Comment les nouvelles lois en matière d’immigration au sein de l’UE peuvent-elles garantir la dignité des migrants ?

Une politique migratoire européenne globale, fondée principalement sur la solidarité entre les États, doit être un objectif fondamental pour l'Union européenne. La politique d'immigration doit avoir une approche équilibrée pour aborder à la fois l'immigration régulière et irrégulière. Elle a besoin d'encore plus de dialogues et d'études de la situation de chaque pays.
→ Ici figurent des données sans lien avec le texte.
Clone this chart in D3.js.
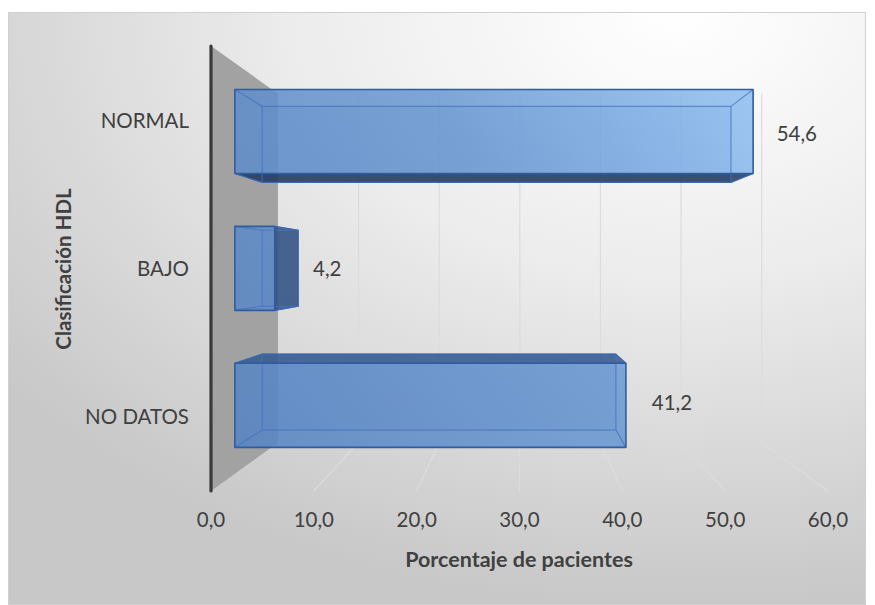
<!DOCTYPE html>
<html>
<head>
<meta charset="utf-8">
<script src="https://cdn.jsdelivr.net/npm/d3@7"></script>
<style>
  html, body { margin: 0; padding: 0; background: #ffffff; }
  svg { display: block; }
  text { font-family: Lato, "Open Sans", sans-serif; fill: #404040; }
</style>
</head>
<body>
<svg id="chart" width="875" height="605"></svg>
<script>
// Chart data
const categories = ["NORMAL", "BAJO", "NO DATOS"];
const values = [54.6, 4.2, 41.2];
const xTicks = [0, 10, 20, 30, 40, 50, 60];
const xTitle = "Porcentaje de pacientes";
const yTitle = "Clasificación HDL";

const svg = d3.select("#chart");
const defs = svg.append("defs");

// Spanish number format: comma decimal separator
const locale = d3.formatLocale({ decimal: ",", thousands: ".", grouping: [3], currency: ["", " €"] });
const fmt = locale.format(".1f");

// Front plane scales (depth factor 1)
const x = d3.scaleLinear().domain([0, 60]).range([211, 828]);
const y = d3.scaleBand().domain(categories).range([46, 491])
  .paddingInner(0.386).paddingOuter(0.193);

// Simple central projection toward a vanishing point; s = depth scale factor
const VX = 521, VY = 267;
const WALL_BACK = 0.784, BAR_FRONT = 0.923, BAR_BACK = 0.835, LABEL_DEPTH = 0.906;
const P = (xf, yf, s) => [VX + s * (xf - VX), VY + s * (yf - VY)];
const line = d3.line();

// Chart area background
const bg = defs.append("radialGradient").attr("id", "bg")
  .attr("cx", 0.78).attr("cy", 0.0).attr("r", 1.0)
  .attr("fx", 0.78).attr("fy", 0.0);
bg.append("stop").attr("offset", 0).attr("stop-color", "#ffffff");
bg.append("stop").attr("offset", 0.45).attr("stop-color", "#ececec");
bg.append("stop").attr("offset", 1).attr("stop-color", "#c8c8c8");

svg.append("rect")
  .attr("x", 8.5).attr("y", 12.5).attr("width", 857).attr("height", 592)
  .attr("fill", "url(#bg)").attr("stroke", "#d0d0d0").attr("stroke-width", 1);

// Front face gradient
const fg = defs.append("linearGradient").attr("id", "barFront")
  .attr("gradientUnits", "userSpaceOnUse")
  .attr("x1", 236).attr("y1", 420).attr("x2", 760).attr("y2", 90);
fg.append("stop").attr("offset", 0).attr("stop-color", "#5784c3");
fg.append("stop").attr("offset", 0.55).attr("stop-color", "#6a98d2");
fg.append("stop").attr("offset", 1).attr("stop-color", "#8fbff2");

const [yTop, yBot] = y.range();

// Side wall (value axis origin plane)
const x0 = x(0);
svg.append("path")
  .attr("d", line([P(x0, yTop, 1), P(x0, yTop, WALL_BACK), P(x0, yBot, WALL_BACK), P(x0, yBot, 1)]) + "Z")
  .attr("fill", "#a2a2a2");

// Gridlines: back wall verticals and floor lines
const grid = svg.append("g").attr("stroke", "#dcdcdc").attr("stroke-width", 1.2).attr("fill", "none");
xTicks.filter(t => t > 0).forEach(t => {
  grid.append("path").attr("d", line([P(x(t), yTop, WALL_BACK), P(x(t), yBot, WALL_BACK)]));
  grid.append("path").attr("d", line([P(x(t), yBot, WALL_BACK), P(x(t), yBot, 1)]));
});

// Axis line along the front edge of the wall
svg.append("line")
  .attr("x1", x0).attr("x2", x0).attr("y1", yTop).attr("y2", yBot)
  .attr("stroke", "#3a3a3a").attr("stroke-width", 3.2).attr("stroke-linecap", "round");

// Bars as translucent boxes
const bars = svg.append("g");
categories.forEach((c, i) => {
  const v = values[i];
  const xa = x(0), xb = x(v), ya = y(c), yb = y(c) + y.bandwidth();
  const F = [P(xa, ya, BAR_FRONT), P(xb, ya, BAR_FRONT), P(xb, yb, BAR_FRONT), P(xa, yb, BAR_FRONT)];
  const B = [P(xa, ya, BAR_BACK), P(xb, ya, BAR_BACK), P(xb, yb, BAR_BACK), P(xa, yb, BAR_BACK)];
  const g = bars.append("g");

  // back face
  g.append("path").attr("d", line(B) + "Z")
    .attr("fill", "#4a78c0").attr("fill-opacity", 0.25);

  // visible side faces
  if (yb < VY) { // underside
    g.append("path").attr("d", line([F[3], F[2], B[2], B[3]]) + "Z")
      .attr("fill", "#1d3760").attr("fill-opacity", 0.85)
      .attr("stroke", "#2b4f86").attr("stroke-width", 1);
  }
  if (ya > VY) { // top
    g.append("path").attr("d", line([F[0], F[1], B[1], B[0]]) + "Z")
      .attr("fill", "#35588f").attr("fill-opacity", 0.85)
      .attr("stroke", "#2b5593").attr("stroke-width", 1);
  }
  if (xb < VX) { // right end
    g.append("path").attr("d", line([F[1], F[2], B[2], B[1]]) + "Z")
      .attr("fill", "#2c4c7e").attr("fill-opacity", 0.82)
      .attr("stroke", "#2b5593").attr("stroke-width", 1);
  }

  // front face
  g.append("path").attr("d", line(F) + "Z")
    .attr("fill", "url(#barFront)").attr("fill-opacity", 0.86);

  // hidden edges seen through the translucent faces
  const hidden = g.append("g").attr("stroke", "#3f73bd").attr("stroke-opacity", 0.7)
    .attr("stroke-width", 1.2).attr("fill", "none");
  hidden.append("path").attr("d", line(B) + "Z");
  for (let k = 0; k < 4; k++) hidden.append("path").attr("d", line([F[k], B[k]]));

  // front outline
  g.append("path").attr("d", line(F) + "Z")
    .attr("fill", "none").attr("stroke", "#2f5d9f").attr("stroke-width", 1.6)
    .attr("stroke-linejoin", "round");
});

// Value labels
categories.forEach((c, i) => {
  const v = values[i];
  const [lx, ly] = P(x(v) + 53, y(c) + y.bandwidth() / 2, LABEL_DEPTH);
  svg.append("text")
    .attr("x", lx).attr("y", ly).attr("dy", "0.36em")
    .attr("text-anchor", "middle").attr("font-size", 20.5)
    .text(fmt(v));
});

// Category labels
categories.forEach(c => {
  svg.append("text")
    .attr("x", 189).attr("y", y(c) + y.bandwidth() / 2).attr("dy", "0.36em")
    .attr("text-anchor", "end").attr("font-size", 20.5)
    .text(c);
});

// Value axis tick labels
xTicks.forEach(t => {
  svg.append("text")
    .attr("x", x(t)).attr("y", 527)
    .attr("text-anchor", "middle").attr("font-size", 20.5)
    .text(fmt(t));
});

// Axis titles
svg.append("text")
  .attr("x", 519).attr("y", 567)
  .attr("text-anchor", "middle").attr("font-size", 21.5).attr("font-weight", "bold")
  .text(xTitle);

svg.append("text")
  .attr("transform", "translate(71,269) rotate(-90)")
  .attr("text-anchor", "middle").attr("font-size", 20.5).attr("font-weight", "bold")
  .text(yTitle);
</script>
</body>
</html>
Elle manque d'uniformité, notamment en ce qui concerne le traité de Lisbonne, où les politiques en matière d'immigration sont régies par le principe de solidarité et de partage équitable des responsabilités entre les États membres, y compris sur le plan financier (article 80 TFUE).

Quel message cherchez-vous à véhiculer en sortant ce livre ?

J'ai voulu fournir un outil simple qui explique les règles et lois d'immigration au personnel s'occupant des immigrés en Italie, mais aussi aux immigrés afin qu'ils connaissent leurs droits et leurs devoirs. Les personnes concernées trouvent beaucoup d'informations fragmentaires, je voulais donner un outil complet et utile pour ceux et celles qui souhaitent comprendre la législation italienne.

Que préconisez-vous pour résoudre le phénomène d'immigration ?

Je suis sûre qu'aujourd'hui nous avons des interlocuteurs valables, également à la lumière des récents accords entre l'Italie et le Maroc en matière judiciaire. La volonté de s'attaquer à la chose existe certainement dans mes deux pays, l'Italie et le Maroc.

Je fais confiance à nos institutions et à la gestion du phénomène migratoire pour trouver des solutions prenant en compte aussi et surtout les droits de l'homme.